*Task prompt*.
Go through the records line by line and work out how many lines hold the word "this". Answer with the number only.

*Source data*.
"""
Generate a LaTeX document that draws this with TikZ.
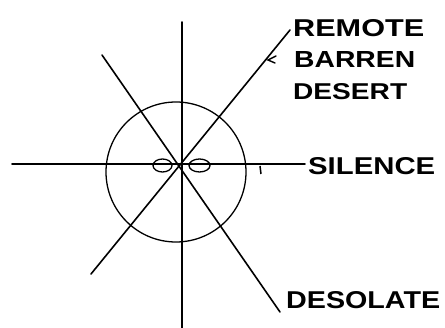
\documentclass[tikz,border=0pt]{standalone}
\usepackage{fontspec}
\setmainfont{Liberation Sans}
\usepackage{graphicx}
\newcommand\hlbl[3]{\resizebox{#1pt}{#2pt}{\bfseries #3}}
\begin{document}
\begin{tikzpicture}[x=1pt,y=-1pt,
  ink/.style={line width=1.6pt,line cap=round},
  thinink/.style={line width=1.3pt},
  lab/.style={anchor=north west,inner sep=0pt}]
\useasboundingbox (0,0) rectangle (445,328);
% endpoints
\coordinate (vt) at (182,22);
\coordinate (vb) at (182,330);
\coordinate (hl) at (12,164);
\coordinate (hr) at (305,164);
\coordinate (d1a) at (102,55);
\coordinate (d1b) at (280,312);
\coordinate (d2a) at (91,274);
\coordinate (d2b) at (290,30);
\coordinate (cc) at (176,172);
\coordinate (el) at (162.5,165.5);
\coordinate (er) at (199.5,165.5);
% lines
\draw[ink] (vt) -- (vb);
\draw[ink] (hl) -- (hr);
\draw[line width=2.4pt] (12,164) -- (50,164);
\draw[ink] (d1a) -- (d1b);
\draw[ink] (d2a) -- (d2b);
\draw[thinink] (cc) circle[radius=70];
\draw[thinink] (el) ellipse[x radius=9.5,y radius=6.5];
\draw[thinink] (er) ellipse[x radius=10.5,y radius=6.5];
% small marks
\draw[line width=1.5pt] (260,166) -- (261,174);
\draw[line width=1.4pt,line cap=round] (276,56) -- (268,60) -- (275,63);
% labels
\node[lab] (remote) at (293,19) {\hlbl{131}{17}{REMOTE}};
\node[lab] (barren) at (294,51) {\hlbl{121}{16}{BARREN}};
\node[lab] (desert) at (293,83) {\hlbl{114}{16}{DESERT}};
\node[lab] (silence) at (308,157) {\hlbl{127}{17}{SILENCE}};
\node[lab] (desolate) at (286,291) {\hlbl{154}{17}{DESOLATE}};
\end{tikzpicture}
\end{document}
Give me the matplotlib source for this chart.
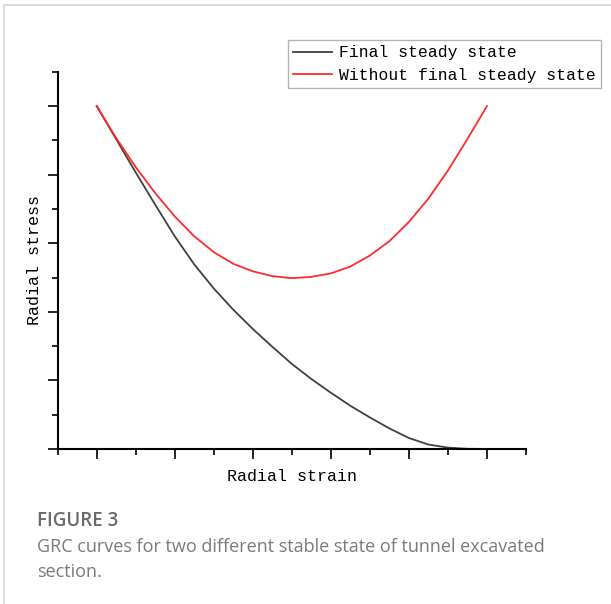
"""
*Worked solution*.
2